DISCLAIMER: I did not sign up for this. Do I look like Sharon Leal to you? No, I don’t act. I took DRAMA 101 because I heard it was a gut.
A few months ago, I told you about my trip with Eliot to a New York modeling agency. That mission was a FAIL, probably because my leggings were too tight. I’m almost sure the way my calf fat suckled when I sat stole Eliot’s chance at a H&M photo shoot. Oh, schnap.
So the other day I got a call from another agency. They had a client interested in Eliot’s photo.
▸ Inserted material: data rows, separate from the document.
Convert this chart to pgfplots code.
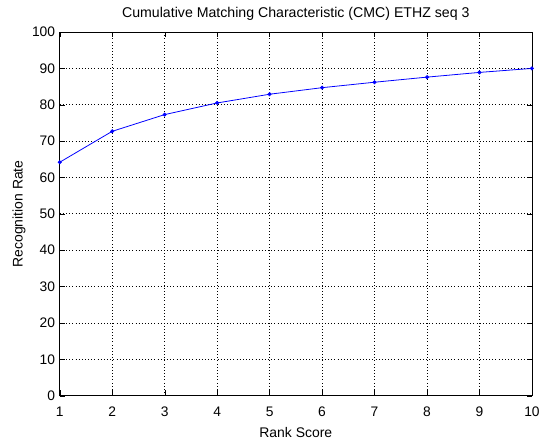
\documentclass[border=0pt]{standalone}
\usepackage{fontspec}
\setmainfont{Liberation Sans}
\usepackage{pgfplots}
\pgfplotsset{compat=1.18}
\begin{document}
\begin{tikzpicture}[x=1pt,y=1pt]
\path (-45.4pt,-30pt) (362.6pt,300.75pt);
\begin{axis}[
  at={(0,0)}, anchor=south west,
  scale only axis, width=358.9pt, height=276.4pt,
  xmin=1, xmax=10, ymin=0, ymax=100,
  xtick={1,...,10}, ytick={0,10,...,100},
  tick align=inside, major tick length=4pt,
  xtick pos=both, ytick pos=both,
  grid=major, major grid style={black, dotted, line width=0.6pt},
  axis line style={black, line width=0.5pt},
  tick style={black},
  /pgf/number format/assume math mode=true,
  ticklabel style={font=\fontsize{10.5}{12}\selectfont},
  xticklabel style={yshift=-5pt},
  label style={font=\fontsize{10.6}{12}\selectfont},
  title style={font=\fontsize{10.75}{13}\selectfont, yshift=-1pt},
  title={Cumulative Matching Characteristic (CMC) ETHZ seq 3},
  xlabel={Rank Score}, ylabel={Recognition Rate},
  xlabel style={yshift=-1pt}, ylabel style={yshift=-2pt},
]
\addplot[blue, line width=0.6pt, mark=*, mark size=1.2pt] coordinates {
(1,64.2) (2,72.7) (3,77.3) (4,80.5) (5,82.9) (6,84.7) (7,86.2) (8,87.6) (9,88.9) (10,90.0)
};
\end{axis}
\end{tikzpicture}
\end{document}
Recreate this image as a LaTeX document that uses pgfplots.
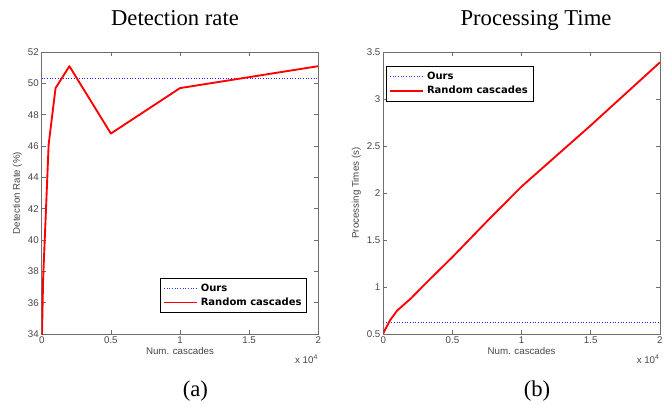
\documentclass[border=0pt]{standalone}
\usepackage{fontspec}
\setmainfont{Liberation Serif}
\newfontfamily\arialf{Liberation Sans}
\newfontfamily\legf{DejaVu Sans}
\usepackage{pgfplots}
\pgfplotsset{compat=1.18}
\definecolor{framegray}{RGB}{110,110,110}
\definecolor{labgray}{RGB}{70,70,70}
\definecolor{oursblue}{RGB}{40,40,255}
\pgfplotsset{
  mlab/.style={
    scale only axis, width=207.4pt, height=211.5pt,
    anchor=south west,
    axis line style={framegray, line width=0.5pt},
    every tick/.style={framegray, line width=0.5pt},
    major tick length=3pt,
    tick align=inside,
    tick label style={font=\fontsize{7.3}{8}\arialf, text=labgray},
    label style={font=\fontsize{7.3}{8}\arialf, text=labgray},
    /pgf/number format/assume math mode=true,
    xmin=0, xmax=20000,
    xtick={0,5000,10000,15000,20000},
    xticklabels={0,0.5,1,1.5,2},
    scaled x ticks=false,
    xticklabel style={inner sep=1pt, yshift=-1pt},
    yticklabel style={inner sep=1pt, xshift=-1pt},
    xlabel={Num. cascades},
    xlabel style={yshift=2pt},
    legend cell align=left,
    legend image code/.code={\draw[#1] (0pt,0pt) -- (25pt,0pt);},
    legend style={draw=black, line width=0.6pt, fill=white,
      font=\fontsize{7.5}{9}\legf\bfseries, inner xsep=2pt, inner ysep=2pt,
      row sep=-0.5pt},
    clip=true,
  },
  ours/.style={oursblue, line width=0.6pt, dash pattern=on 0.75pt off 1.25pt},
  rnd/.style={red, line width=1.4pt, line join=round},
}
\begin{document}
\begin{tikzpicture}
\path[use as bounding box] (0,0) rectangle (502.5pt,303.75pt);
\node[anchor=base, font=\fontsize{17}{20}\selectfont] at (131.25pt,285pt) {Detection rate};
\node[anchor=base, font=\fontsize{17}{20}\selectfont] at (402pt,285pt) {Processing Time};
\node[anchor=base, font=\fontsize{17}{20}\selectfont] at (146.5pt,6.75pt) {(a)};
\node[anchor=base, font=\fontsize{17}{20}\selectfont] at (402.75pt,6.75pt) {(b)};
\begin{axis}[mlab, name=axa, at={(31.3pt,53.2pt)},
  ymin=34, ymax=52, ytick={34,36,...,52},
  ylabel={Detection Rate (\%)},
  legend style={at={(0.96,0.0745)}, anchor=south east}]
\addplot[ours] coordinates {(0,50.35) (20000,50.35)};
\addlegendentry{Ours}
\addplot[rnd] coordinates {(10,33.6) (100,37.5) (500,46.1) (1000,49.7) (2000,51.1) (5000,46.8) (10000,49.7) (20000,51.1)};
\addlegendentry{Random cascades}
\end{axis}
\begin{axis}[mlab, name=axb, at={(287.5pt,53.2pt)},
  ymin=0.5, ymax=3.5, ytick={0.5,1,...,3.5},
  yticklabels={0.5,1,1.5,2,2.5,3,3.5},
  ylabel={Processing Times (s)},
  legend style={at={(0.01,0.949)}, anchor=north west}]
\addplot[ours] coordinates {(0,0.62) (20000,0.62)};
\addlegendentry{Ours}
\addplot[rnd] coordinates {(10,0.51) (100,0.54) (500,0.65) (1000,0.75) (2000,0.88) (3000,1.03) (5000,1.32) (7500,1.70) (10000,2.07) (15000,2.72) (20000,3.39)};
\addlegendentry{Random cascades}
\end{axis}
\node[anchor=north east, font=\fontsize{7.3}{8}\arialf, text=labgray, inner sep=0pt] at ([yshift=-15pt]axa.south east) {x 10\textsuperscript{4}};
\node[anchor=north east, font=\fontsize{7.3}{8}\arialf, text=labgray, inner sep=0pt] at ([yshift=-15pt]axb.south east) {x 10\textsuperscript{4}};
\end{tikzpicture}
\end{document}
Cool.
All I needed to do was send in a picture of baby and mom together.
I wanted to shout through the phone, “Didn’t you talk to your NYC colleagues? Check your sources, lady! I have calf fat!”
Instead, I sent the picture by close of business. Eliot looks smashing in the photo, but my front teeth look scarily flat, almost inverted.
Certain that I had yet ruined another chance for Eliot, I ate a bagel.
But then the unthinkable happened. I got a second call. They liked the picture and wanted us–as in US–to audition for a commercial.
I did what any responsible, carb-loving mother would do. I grabbed two slices of pizza and hit the road.
When we got there, they called us back to a room. “So, have you seen the storyboards?” The Guy asked.
“Okay, so the setting is we’re on an airplane. I’ll pretend to be someone, and you react to what I say as though you’re a passenger.”
I smile, my teeth now so flat they are against the roof of my mouth, like palate expanders. I’m sure I have a ring of sweat and heat bumps from my cowl-neck sweater. Acting makes me schweaty. So here’s how the audition went down:
THE GUY AS A FLIGHT ATTENDANT: “Please settle into your cramped seats on the plane and prepare for a long flight…”
ME BEING A NON-ACTOR: Think African-American deer in headlights of Mac truck with a Confederate Flag bumper sticker on a highway in West Virginia. [Eliot follows my lead. She totally knows my stars and bars face.]
THE GUY AS A HEROIC FELLOW PASSENGER: “Now who wants to get off this plane and come with me on vacation? Come on, let’s go!”
ME ADAPTING LIKE A DEAD CHAMELEON: I smile like Roberto Boucher at the end of Bobby’s wedding in The Waterboy. I smile at the camera, then at Eliot, and we walk off the fake plane.
THE GUY says, “You struck a nice balance.” I think he means between Herman Cain and Bambi. I’m okay with this.
As we leave, I say, “Eliot, I love you, but you’re gonna have to start pulling your own weight. My Drama 101 is only gonna carry us so far.”
Then I stop and apologize. I look at her feet. Her tiny but pudgy feet cramped into some Old Navy faux-leather boots I bought in a rush to complete her faux-airplane look. They are one size too small. I’m hoping there is still time. That they haven’t already given her hammer toes.
Elie Mae wants you to see her in her boots.
Once I removed the boots, I got this:
It looks like I should leave the Roberto Boucher smiles to the one and only Elie Mae.